The Question Usually Comes After The Car Has Gone
Many Barnoldswick owners only think about certificates once the vehicle has been collected. The space is clear, the keys are gone, and then someone asks, "Did you get proof?" That is when a receipt, email, or Certificate of Destruction suddenly matters.
Certificate questions for scrapped cars are easier if you separate the types of evidence. Not every piece of paper proves the same thing. A receipt may show a handover or payment. A Certificate of Destruction, where issued, is connected with the vehicle being destroyed.
Receipt Is Not Always The Same As Destruction Proof
A receipt can be useful and should be saved. It may show the registration, date, collector details, price, or pickup address. If there is ever a dispute about whether the car left your drive, that receipt helps.
But do not assume a receipt automatically means the official destruction record is complete. Ask what paperwork you should expect after collection, who will issue it, and whether you should receive anything later. A clear answer before the vehicle leaves is better than chasing vague promises afterwards.
What A Certificate Can Show
GOV.UK guidance says a Certificate of Destruction can be issued where a vehicle is destroyed. That wording matters. It is not a decorative extra; it is a record connected with the end of the vehicle.
For owners, the practical use is simple. If a certificate is issued, keep it. Save a digital copy and, if you have a paper one, put it with the V5C notes. It may help answer later questions about the vehicle record, disposal route, insurance, or family paperwork.
Ask Before Collection Day Gets Busy
If the car is wedged behind another vehicle, parked on a tight Barnoldswick street, or being collected from a relative's address, collection day can become all about access. Certificate questions then get forgotten.

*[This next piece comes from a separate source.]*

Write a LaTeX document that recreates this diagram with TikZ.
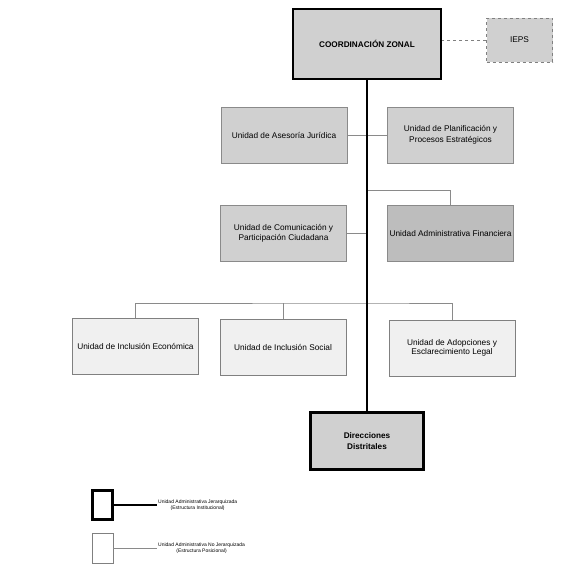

Ask in advance: what proof will I receive on the day, and what may follow later? Will the registration be shown on the paperwork? Should I keep any V5C section? Who should I contact if a document does not arrive? These are ordinary, sensible questions, not awkward ones.
Keep The Evidence In One Place
Do not let the receipt live in a text thread, the certificate in downloads, and DVLA notes in a drawer. Put them together. A folder named with the registration is enough.
Include photographs of any V5C section used, the collection confirmation, payment proof, the name of the collecting business, and any later certificate. If you ever need to explain the disposal, the whole story is visible in one place.
A Clean Record Beats A Last-Minute Chase
The best time to ask certificate questions is before the car leaves, not weeks later. You do not need to know every administrative detail, but you should know what proof you will have and what to do if something is missing.
For Barnoldswick owners, that turns the scrap job into a proper finish. The car is collected, the records are stored, and the official side is not left hanging behind the cleared parking space.